Choosing whether to lease a new vehicle instead of buying it largely comes down to one’s priorities. For some drivers, getting a new set of wheels is all about dollars and cents. For others, it’s more about forming an emotional connection to the car. Before choosing which road to go down, it’s important to understand the key distinctions.
The Basics of Leasing
When you lease a vehicle, you’re basically renting it from the dealer for a certain amount of time—usually for 36 or 48 months. Once your lease period ends, you have the option of returning the vehicle back to the dealer, or you can purchase it at a pre-determined amount, which is defined in your lease contract. That’s a lot different from buying a car.
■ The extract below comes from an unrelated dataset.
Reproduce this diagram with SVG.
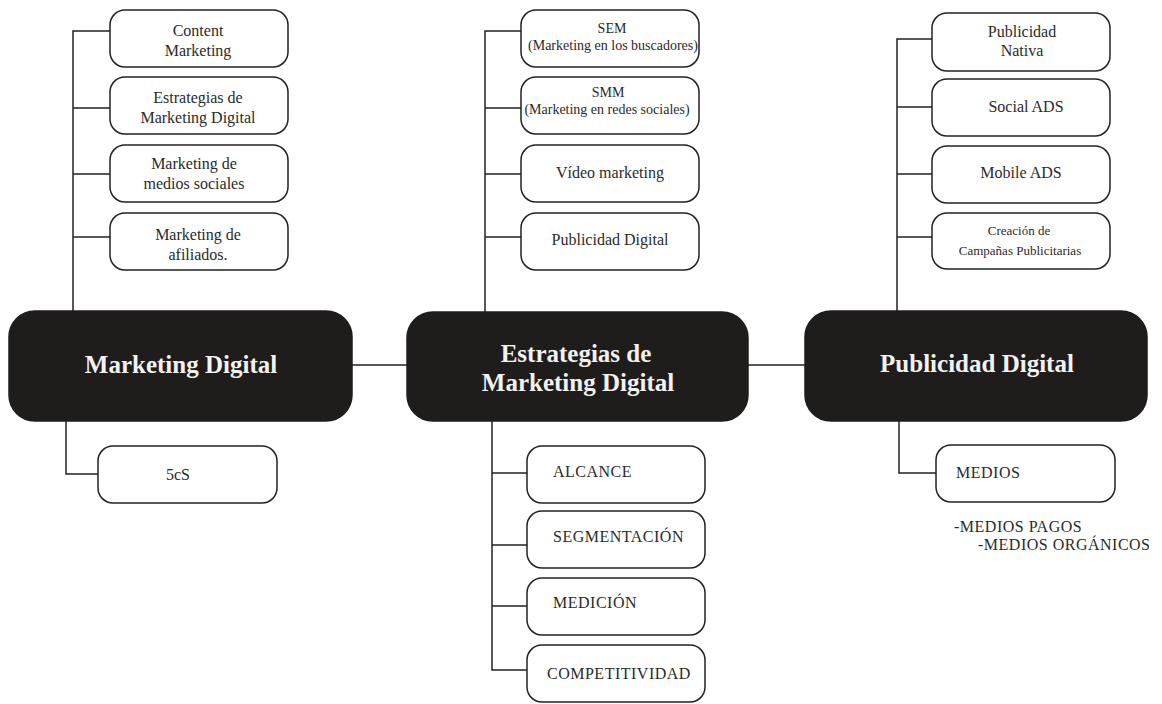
<svg xmlns="http://www.w3.org/2000/svg" width="1162" height="704" viewBox="0 0 1162 704">
<style>
.sb{fill:#fff;stroke:#222;stroke-width:1.5}
.bb{fill:#1f1d1c;stroke:#1f1d1c;stroke-width:1.5}
.t{font-family:"Liberation Serif","Times New Roman",serif;font-size:16px;fill:#2a2a2a;text-anchor:middle}
.s14{font-size:14px}
.s13{font-size:13px}
.l{text-anchor:start}
.ls{letter-spacing:0.5px}
.bt{font-family:"Liberation Serif","Times New Roman",serif;font-size:25px;font-weight:bold;fill:#f2f2f2;text-anchor:middle}
.c{fill:none;stroke:#222;stroke-width:1.5}
</style>
<defs>
<clipPath id="clipR"><rect x="0" y="0" width="1149" height="704"/></clipPath>
</defs>
<rect width="1162" height="704" fill="#fff"/>
<g id="connectors">
<path class="c" d="M73,311 V31 H110 M73,108 H110 M73,174 H110 M73,237 H110"/>
<path class="c" d="M66,421 V474 H98"/>
<path class="c" d="M352,365 H407 M748,365 H805"/>
<path class="c" d="M485,312 V31 H521 M485,108 H521 M485,174 H521 M485,237 H521"/>
<path class="c" d="M492,421 V670 H527 M492,473 H527 M492,545 H527 M492,606 H527"/>
<path class="c" d="M897,311 V39 H932 M897,107 H932 M897,174 H932 M897,237 H932"/>
<path class="c" d="M899,421 V473 H936"/>
</g>
<g id="n-marketing-digital">
<rect class="bb" x="9" y="311" width="343" height="110" rx="26"/>
<text class="bt" x="181" y="373">Marketing Digital</text>
</g>
<g id="n-estrategias">
<rect class="bb" x="407" y="312" width="341" height="109" rx="26"/>
<text class="bt" x="576" y="362">Estrategias de</text>
<text class="bt" x="578" y="391">Marketing Digital</text>
</g>
<g id="n-publicidad-digital">
<rect class="bb" x="805" y="311" width="342" height="110" rx="26"/>
<text class="bt" x="977" y="372">Publicidad Digital</text>
</g>
<g id="n-content">
<rect class="sb" x="110" y="10" width="178" height="57" rx="15"/>
<text class="t" x="198" y="36">Content</text>
<text class="t" x="198" y="56">Marketing</text>
</g>
<g id="n-estrategias-md">
<rect class="sb" x="110" y="77" width="178" height="57" rx="15"/>
<text class="t" x="198" y="103">Estrategias de</text>
<text class="t" x="198" y="123">Marketing Digital</text>
</g>
<g id="n-medios-sociales">
<rect class="sb" x="110" y="145" width="178" height="57" rx="15"/>
<text class="t" x="194" y="169">Marketing de</text>
<text class="t" x="194" y="189">medios sociales</text>
</g>
<g id="n-afiliados">
<rect class="sb" x="110" y="213" width="178" height="57" rx="15"/>
<text class="t" x="198" y="240">Marketing de</text>
<text class="t" x="198" y="260">afiliados.</text>
</g>
<g id="n-5cs">
<rect class="sb" x="98" y="446" width="179" height="57" rx="15"/>
<text class="t" x="178" y="480">5cS</text>
</g>
<g id="n-sem">
<rect class="sb" x="521" y="10" width="178" height="57" rx="15"/>
<text class="t s14" x="612" y="33">SEM</text>
<text class="t s14" x="613" y="50">(Marketing en los buscadores)</text>
</g>
<g id="n-smm">
<rect class="sb" x="521" y="77" width="178" height="57" rx="15"/>
<text class="t s14" x="608" y="97">SMM</text>
<text class="t s14" x="607" y="114">(Marketing en redes sociales)</text>
</g>
<g id="n-video">
<rect class="sb" x="521" y="145" width="178" height="57" rx="15"/>
<text class="t" x="610" y="178">Vídeo marketing</text>
</g>
<g id="n-publicidad-d">
<rect class="sb" x="521" y="213" width="178" height="57" rx="15"/>
<text class="t" x="610" y="245">Publicidad Digital</text>
</g>
<g id="n-alcance">
<rect class="sb" x="527" y="446" width="178" height="57" rx="15"/>
<text class="t l ls" x="553" y="477">ALCANCE</text>
</g>
<g id="n-segmentacion">
<rect class="sb" x="527" y="511" width="178" height="57" rx="15"/>
<text class="t l ls" x="553" y="542">SEGMENTACIÓN</text>
</g>
<g id="n-medicion">
<rect class="sb" x="527" y="578" width="178" height="57" rx="15"/>
<text class="t l ls" x="553" y="608">MEDICIÓN</text>
</g>
<g id="n-competitividad">
<rect class="sb" x="527" y="645" width="178" height="57" rx="15"/>
<text class="t l ls" x="547" y="679">COMPETITIVIDAD</text>
</g>
<g id="n-nativa">
<rect class="sb" x="932" y="13" width="178" height="58" rx="15"/>
<text class="t" x="1022" y="37">Publicidad</text>
<text class="t" x="1022" y="56">Nativa</text>
</g>
<g id="n-social-ads">
<rect class="sb" x="932" y="79" width="178" height="57" rx="15"/>
<text class="t" x="1026" y="112">Social ADS</text>
</g>
<g id="n-mobile-ads">
<rect class="sb" x="932" y="146" width="178" height="57" rx="15"/>
<text class="t" x="1021" y="178">Mobile ADS</text>
</g>
<g id="n-campanas">
<rect class="sb" x="932" y="213" width="178" height="56" rx="15"/>
<text class="t s13" x="1019" y="235">Creación de</text>
<text class="t s13" x="1020" y="255">Campañas Publicitarias</text>
</g>
<g id="n-medios">
<rect class="sb" x="936" y="445" width="179" height="57" rx="15"/>
<text class="t l ls" x="956" y="478">MEDIOS</text>
</g>
<g id="medios-list" clip-path="url(#clipR)">
<text class="t l ls" x="954" y="532">-MEDIOS PAGOS</text>
<text class="t l ls" x="978" y="550">-MEDIOS ORGÁNICOS</text>
</g>
</svg>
Buying it outright means you become the owner after the loan is paid off.
- Lease payments, which are generally lower than if you finance a vehicle, depend on a number of factors including the sale price, residual value, and rent charge.
- Leasing does not give you any ownership rights, meaning you cannot customize or make any modifications to the vehicle.
- Lessees get worry-free maintenance, since manufacturer warranties cover the entire term of the lease.
Lease payments are generally lower than those if you finance your vehicle. Financing generally takes the sale price, interest rate, and length of the loan into account to determine the payments. Lease payments depend on a number of different factors including:
- Sale Price: This is the amount you negotiate with the dealer.
- Length of the Lease: This is the number of months you agree to lease the car.
- Mileage: When you sign your lease, you set a certain amount of miles you will drive the car each year. Most leases come with a minimum 10,000-mile allotment. The monthly lease payment will increase by a small amount if you choose to increase the yearly mileage on the vehicle. You will have to pay the dealer extra cash if you go over the mileage at the end of the lease.
- Residual Value: This is the value of the vehicle at the end of the lease. The manufacturer will take into account a certain percentage that the vehicle will depreciate during the length of the lease. Should you decide to purchase the vehicle once your lease is over, this is the amount you will have to pay.
- Rent Charge: You’ll often see this on your contract. This figure, represented as a dollar figure rather than an interest rate, is how much interest you’ll pay during the term of your lease.
- Taxes and Fees: Fees such as document fees, acquisition fees, if rolled over into the lease, may also affect your lease price.
Some dealers and manufacturers require a down payment for a lease. The more you put down, the lower your lease payment will be. But keep in mind, it may not make sense to put too much money down onto a vehicle that you’ll ultimately be giving back to dealer.
Drawbacks and Advantages of Leasing
The major drawback of leasing is that you don’t acquire any equity in the vehicle. It’s a bit like renting an apartment—you make monthly payments, but have no ownership claim to the property when the lease expires. Consequently, you can’t sell the car a few years later and use the proceeds to help buy your next automobile.
However, there are a number of cases where a lease offers a definite advantage. Its benefits include:
Lower initial payments. If your monthly bill is a major concern, leases offer savings in the short-term. While you might pay a bit more interest, the principal portion of your payment is usually considerably less than that of a loan. As a result, lessees are often able to afford more luxurious cars than they otherwise could.
A new car every few years. For a lot of people, there’s nothing like the feeling of driving away in a brand new ride. If you’re one of them, leasing may be the way to go. When the lease is up in a few years, you can return it and get your next new car.
Worry-free maintenance. Many new cars offer a warranty that lasts at least three years, or 36 months. So when you take out a three-year lease, most repairs you need will probably be covered. Leasing arrangements largely eliminate the possibility of a significant, unforeseen expense.
No resale worries. Are you the type of person who hates to haggle? If so, the idea of selling your used car to a dealership or a private buyer probably has you reaching for the antacids. With a lease, you simply return the car. The only thing you have to worry about is paying any end-of-lease fees, including those for abnormal wear or additional mileage on the vehicle.
Maximizing tax deductions. If you use your car for business purposes, a lease will often afford you more tax write-offs than a loan. That’s because the IRS allows you to deduct both the depreciation and financing costs that are part of each monthly payment. If you’re leasing a luxury automobile, however, the amount you can write off may be limited.
If you’re thinking about the long-term financial impact, leases start to look less attractive. Because you don’t build equity and have to pay certain fees that don’t come with a loan, including an acquisition fee—also called a lease initiation fee—experts say it’s usually cheaper overall to buy a car and hold onto it for as long as possible.
It’s also worth keeping in mind that leases provide less flexibility than buying. Leases also discourage you from customizing your car. The finance company may require that you reverse any modifications prior to returning it, which can be both a pain and an extra expense.
Also be aware that if your car is totaled in an accident before the end of your lease, you may be liable for additional costs not covered by your car insurance unless the lease includes car gap insurance to cover any problems.
The Bottom Line
For drivers who love stepping into a new car every few years, leasing can be an attractive option. Leases generally come with an option to buy at the end, but they make the most financial sense if you’re confident you don’t want to hold onto the automobile long-term.